(Exercise material)
_ _ _ _

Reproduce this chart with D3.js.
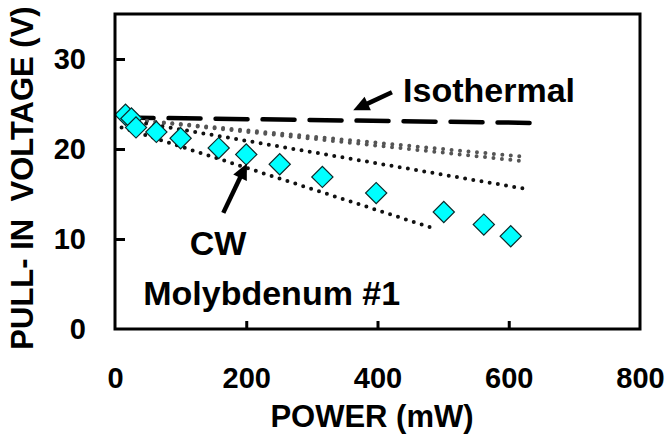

_ _ _ _

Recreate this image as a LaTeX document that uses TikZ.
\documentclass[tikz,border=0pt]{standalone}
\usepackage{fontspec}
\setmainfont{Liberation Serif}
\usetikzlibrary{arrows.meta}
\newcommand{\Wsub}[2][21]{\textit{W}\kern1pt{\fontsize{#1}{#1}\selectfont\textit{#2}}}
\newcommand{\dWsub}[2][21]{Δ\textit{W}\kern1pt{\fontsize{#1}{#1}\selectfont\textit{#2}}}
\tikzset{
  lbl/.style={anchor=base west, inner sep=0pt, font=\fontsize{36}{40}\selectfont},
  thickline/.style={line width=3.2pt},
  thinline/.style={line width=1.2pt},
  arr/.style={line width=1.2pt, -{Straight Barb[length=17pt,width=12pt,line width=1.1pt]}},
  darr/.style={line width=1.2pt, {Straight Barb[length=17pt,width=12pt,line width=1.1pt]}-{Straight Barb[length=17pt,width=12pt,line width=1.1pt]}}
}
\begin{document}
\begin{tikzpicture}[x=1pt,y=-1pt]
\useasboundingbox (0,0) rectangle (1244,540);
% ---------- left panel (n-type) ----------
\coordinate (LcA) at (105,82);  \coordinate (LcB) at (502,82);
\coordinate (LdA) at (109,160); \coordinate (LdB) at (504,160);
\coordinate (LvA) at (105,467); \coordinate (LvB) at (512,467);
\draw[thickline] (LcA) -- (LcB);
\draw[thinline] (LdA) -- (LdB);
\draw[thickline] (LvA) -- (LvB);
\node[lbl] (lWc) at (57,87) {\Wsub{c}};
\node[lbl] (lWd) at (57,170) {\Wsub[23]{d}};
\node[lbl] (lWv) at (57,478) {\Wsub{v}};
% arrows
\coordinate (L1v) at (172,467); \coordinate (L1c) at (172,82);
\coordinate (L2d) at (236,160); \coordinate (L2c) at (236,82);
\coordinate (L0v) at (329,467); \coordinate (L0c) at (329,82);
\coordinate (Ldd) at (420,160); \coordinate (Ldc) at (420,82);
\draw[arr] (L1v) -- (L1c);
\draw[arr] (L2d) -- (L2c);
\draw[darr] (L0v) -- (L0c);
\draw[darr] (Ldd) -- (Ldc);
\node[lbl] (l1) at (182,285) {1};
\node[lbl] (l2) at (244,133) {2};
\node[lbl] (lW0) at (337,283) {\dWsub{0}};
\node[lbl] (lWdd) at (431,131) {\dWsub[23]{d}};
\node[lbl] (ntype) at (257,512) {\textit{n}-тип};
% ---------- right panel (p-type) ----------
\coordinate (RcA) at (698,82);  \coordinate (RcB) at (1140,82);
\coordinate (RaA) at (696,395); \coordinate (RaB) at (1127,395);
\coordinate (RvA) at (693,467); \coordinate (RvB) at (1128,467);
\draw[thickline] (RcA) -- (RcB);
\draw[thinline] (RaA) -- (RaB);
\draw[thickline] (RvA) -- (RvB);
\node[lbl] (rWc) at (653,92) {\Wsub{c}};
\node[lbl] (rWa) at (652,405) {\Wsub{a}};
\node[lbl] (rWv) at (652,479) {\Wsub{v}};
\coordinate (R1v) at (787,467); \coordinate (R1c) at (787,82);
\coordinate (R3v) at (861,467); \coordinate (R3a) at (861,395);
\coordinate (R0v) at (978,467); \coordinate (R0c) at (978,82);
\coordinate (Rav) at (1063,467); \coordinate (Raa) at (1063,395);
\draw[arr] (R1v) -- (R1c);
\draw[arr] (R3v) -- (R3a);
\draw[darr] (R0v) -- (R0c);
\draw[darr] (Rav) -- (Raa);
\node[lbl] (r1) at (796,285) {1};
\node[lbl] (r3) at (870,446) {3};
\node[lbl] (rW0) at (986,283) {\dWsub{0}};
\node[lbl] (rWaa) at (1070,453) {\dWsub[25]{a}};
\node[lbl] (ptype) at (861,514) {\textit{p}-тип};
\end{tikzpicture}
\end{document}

_ _ _ _

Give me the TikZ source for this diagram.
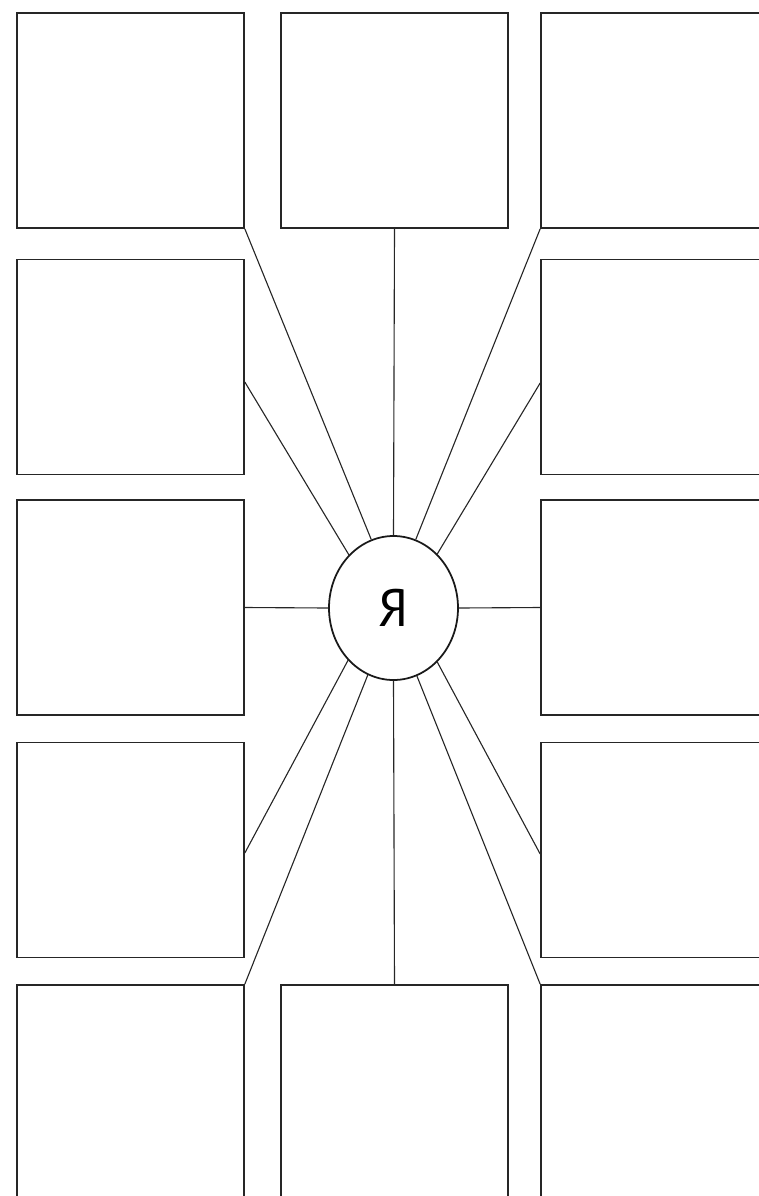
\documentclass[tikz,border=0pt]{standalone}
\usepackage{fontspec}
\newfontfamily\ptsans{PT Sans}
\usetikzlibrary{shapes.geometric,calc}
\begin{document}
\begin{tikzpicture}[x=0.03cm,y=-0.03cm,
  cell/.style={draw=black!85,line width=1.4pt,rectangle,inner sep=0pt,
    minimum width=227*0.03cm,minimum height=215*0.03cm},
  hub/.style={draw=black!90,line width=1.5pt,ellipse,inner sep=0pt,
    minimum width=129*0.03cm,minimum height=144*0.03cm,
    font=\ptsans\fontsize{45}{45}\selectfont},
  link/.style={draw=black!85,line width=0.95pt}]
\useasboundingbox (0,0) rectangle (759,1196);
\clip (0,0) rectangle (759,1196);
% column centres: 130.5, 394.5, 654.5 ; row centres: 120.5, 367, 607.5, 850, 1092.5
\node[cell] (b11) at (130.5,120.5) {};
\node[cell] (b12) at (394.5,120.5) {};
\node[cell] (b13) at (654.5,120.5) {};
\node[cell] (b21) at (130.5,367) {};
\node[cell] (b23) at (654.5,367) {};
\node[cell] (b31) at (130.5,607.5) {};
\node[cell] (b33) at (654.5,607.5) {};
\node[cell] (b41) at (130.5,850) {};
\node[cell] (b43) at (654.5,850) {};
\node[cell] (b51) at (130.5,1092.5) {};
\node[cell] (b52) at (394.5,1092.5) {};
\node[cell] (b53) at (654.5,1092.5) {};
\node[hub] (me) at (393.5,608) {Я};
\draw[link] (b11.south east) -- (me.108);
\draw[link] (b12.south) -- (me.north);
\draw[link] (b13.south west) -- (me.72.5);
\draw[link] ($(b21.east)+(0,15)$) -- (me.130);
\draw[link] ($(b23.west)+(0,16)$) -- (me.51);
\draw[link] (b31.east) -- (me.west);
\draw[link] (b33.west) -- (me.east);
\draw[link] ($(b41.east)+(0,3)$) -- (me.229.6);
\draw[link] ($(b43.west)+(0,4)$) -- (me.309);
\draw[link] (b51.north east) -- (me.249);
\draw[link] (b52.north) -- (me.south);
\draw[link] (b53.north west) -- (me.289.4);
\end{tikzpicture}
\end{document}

_ _ _ _

Return each line of the data that contains the string "this".

Reproduce this chart with D3.js.
Recreate this image as a LaTeX document that uses TikZ.
Give me the TikZ source for this diagram.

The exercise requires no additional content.